No siento simpatía alguna por los que reparten carnets ideológicos con ánimo sectario. No quisiera que esta columna se entendiera en esa clave. Pero, mi afición a la Historia de las Ideas, me lleva a estar atento a los matices. Normalmente, si alguien se declara “liberal”, pero su discurso está dominado por la denuncia de “los fallos del mercado”, estamos ante un contractualista, un hijo del Iluminismo de Rousseau y la Revolución Francesa. Este discurso es asumible por los socialdemócratas y los “liberales progresistas”, categoría ampliamente distribuida entre Ciudadanos y una parte del PSOE.
Si el “liberal” de marras, en cambio, carga contra el Estado, podemos estar ante un genuino iusnaturalista como Locke o Smith. Si acude mucho a Hobbes, también podemos estar de excursión ideológica con un libertario que acabará coincidiendo con Marx y Bakunin en la necesidad de destruir el Estado. A Juan Ramón Rallo, a veces, lo veo en este tono.
Un discurso 'harvardiano'
Ayer, José María Aznar hizo un interesante discurso en la presentación del Índice de Libertad Económica (ILE), cuya mala noticia es que España se ha desplomado 23 lugares en el ránking mundial. En él vi aflorar algunos matices y carencias. El ex presidente dijo que aunque la esencia del debate económico sigue siendo la tensión entre la responsabilidad individual y colectiva, hoy “son necesarias además instituciones sanas e incluyentes que generen los incentivos necesarios para que el ser humano desarrolle todo el talento que posee”.
Luis Garicano, ideólogo de Ciudadanos y santo patrono de los neoinstitucionalistas españoles -la corriente de Harvard que sostiene que las instituciones son clave para el desarrollo de las naciones- habría firmado este párrafo sin ningún escrúpulo.
Tres dimensiones adicionales
Aznar abogó por añadir a la libertad económica y al Estado de Derecho, tres dimensiones: un sistema educativo que propenda a la igualdad de oportunidades y proteja la excelencia, la libertad para comerciar internacionalmente y un Estado fuerte, “que no es sinónimo de grande”.
“Un Estado -explicó- que entienda que su papel fundamental es asegurar la igualdad de oportunidades, mantener los servicios públicos necesarios para la cohesión social y crear confianza como árbitro que debe garantizar que las normas se cumplen. El Estado tiene una función económica esencial a desempeñar y es evitar los fallos de mercado, garantizar un entorno estable y liderar las reformas que permitan adaptarse a la economía a entornos permanentemente cambiantes”.

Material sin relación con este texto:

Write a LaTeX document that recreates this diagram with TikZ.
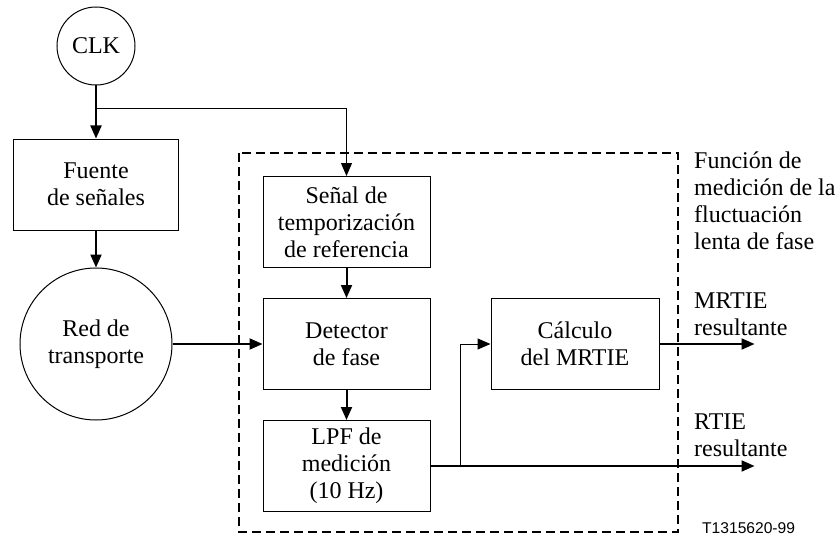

Este último párrafo podía haber sido sacado de un discurso de Albert Rivera, de Emmanuel Macron o de Nick Clegg, el político liberal-demócrata británico. Es cuestión de énfasis y matices, pero da la impresión de que el discurso de Aznar estuviera de pronto convergiendo hacia el centro político, donde ya se halla instalado, aunque partiendo de otras premisas y necesidades, el de Rajoy y Montoro.
¿Y los fallos del Estado?
Las ideas de Aznar han pasado por diversas fases. Cuando estaba en la oposición era un conservador clásico. Las ideas liberales comenzaron a aparecer en él con fuerza en este siglo y, sobre todo, cuando se marchó del Gobierno y aprendió (muy bien) inglés. Este discurso resulta sorprendente porque destacar “los fallos del mercado” y asignarle al Estado el papel de liderar la adaptación “a entornos permanentemente cambiantes”, que debería corresponder a las empresas y particulares, le acerca, aunque a Aznar le pese, al “liberalismo progresista” de Ciudadanos.

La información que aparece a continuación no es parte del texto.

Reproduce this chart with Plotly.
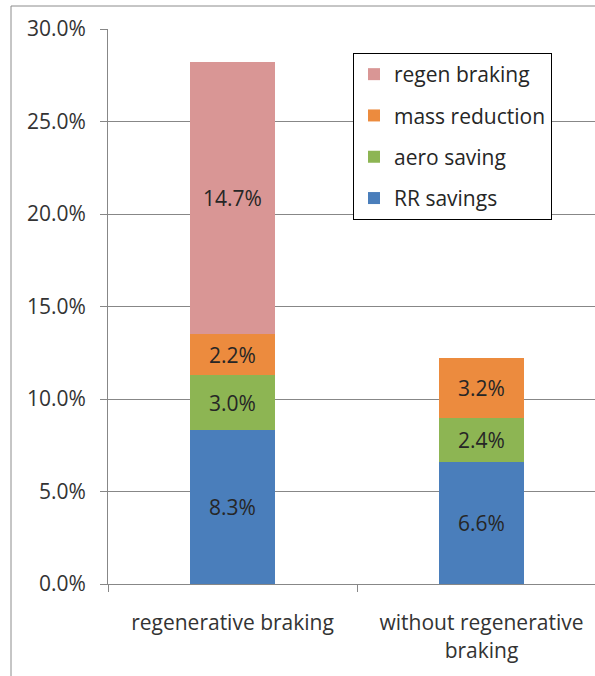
import plotly.graph_objects as go

categories = ["regenerative braking", "without regenerative<br>braking"]
series_names = ["RR savings", "aero saving", "mass reduction", "regen braking"]
rr_savings = [8.3, 6.6]
aero_saving = [3.0, 2.4]
mass_reduction = [2.2, 3.2]
regen_braking = [14.7, None]
y_ticks = [0, 5, 10, 15, 20, 25, 30]
y_tick_labels = ["0.0%", "5.0%", "10.0%", "15.0%", "20.0%", "25.0%", "30.0%"]

colors = ["#4A7EBB", "#8DB553", "#EC8B3E", "#D99695"]
series_values = [rr_savings, aero_saving, mass_reduction, regen_braking]

FONT = "Open Sans"
FS = 21
W, H = 595, 676
L, T, B, R = 108, 29, 92, 0
pw = W - L - R
ph = H - T - B

fig = go.Figure()
for i, (name, vals, col) in enumerate(zip(series_names, series_values, colors)):
    fig.add_trace(go.Bar(
        x=categories, y=vals, name=name,
        marker=dict(color=col, line=dict(width=0)),
        width=0.34,
        text=[("%.1f%%" % v) if v is not None else "" for v in vals],
        textposition="inside", insidetextanchor="middle",
        constraintext="none",
        textfont=dict(family=FONT, size=FS, color="#262626"),
        legendgroup=name,
        legendrank=4 - i,
        hoverinfo="skip",
    ))

fig.update_layout(
    width=W, height=H,
    margin=dict(l=L, r=R, t=T, b=B),
    barmode="stack",
    bargap=0,
    plot_bgcolor="white", paper_bgcolor="white",
    font=dict(family=FONT, size=FS, color="#333333"),
    showlegend=True,
    legend=dict(
        x=(353 - L) / pw, y=(H - B - 53) / ph, xanchor="left", yanchor="top",
        bgcolor="white", bordercolor="black", borderwidth=1,
        traceorder="grouped", tracegroupgap=11,
        font=dict(family=FONT, size=FS, color="#262626"),
        itemwidth=30,
    ),
    xaxis=dict(
        type="category", range=[-0.5, -0.5 + pw / 249],
        showline=True, linecolor="#878787", linewidth=1,
        ticks="outside", tickson="boundaries", ticklen=7, tickcolor="#878787",
        tickfont=dict(family=FONT, size=FS, color="#333333"),
        ticklabelstandoff=20,
        showgrid=False, zeroline=False,
    ),
    yaxis=dict(
        range=[0, 30], tickvals=y_ticks, ticktext=y_tick_labels,
        showline=True, linecolor="#878787", linewidth=1,
        ticks="outside", ticklen=7, tickcolor="#878787",
        showgrid=True, gridcolor="#878787", gridwidth=1,
        zeroline=False,
        tickfont=dict(family=FONT, size=FS, color="#333333"),
        ticklabelstandoff=10,
    ),
    shapes=[dict(
        type="rect", xref="paper", yref="paper",
        x0=(11 - L) / pw, x1=1.02, y0=(H - B - 690) / ph, y1=(H - B - 6) / ph,
        line=dict(color="#8C8C8C", width=1), fillcolor="rgba(0,0,0,0)", layer="below",
    )],
)

fig.write_html(
    "out.html",
    config={"displayModeBar": False},
    post_script="document.body.style.margin='0';document.body.style.overflow='hidden';",
)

Muy probablemente es en torno a esta marca política donde se situará el nuevo consenso del centro político europeo. Lo cual no deja de poner de manifiesto una gran contradicción. Denunciar los “fallos del mercado” en Europa, y sobre todo en España, donde todos los días se ven lamentables y recurrentes “fallos del Estado” es disparar contra un fantasma.
Y eso evidencia una gran omisión en la intervención de Aznar: el informe de Heritage Foundation refleja una fuerte degradación de la libertad económica en España. El ex presidente debió abordar la cuestión directamente y no de manera tangencial.
No sólo se trata del fracaso del Estado español en los ámbitos que un liberal respeta y promueve como el equilibrio fiscal, la defensa de la competencia, la igualdad de oportunidades y la Justicia para todos (por citar sólo unos pocos) sino por su evidente incapacidad en áreas que los liberales discuten, como la actividad empresarial o la provisión de servicios públicos, donde vemos a un Estado supuestamente omnímodo continuamente burlado por los cargos políticos elegidos para administrarlo.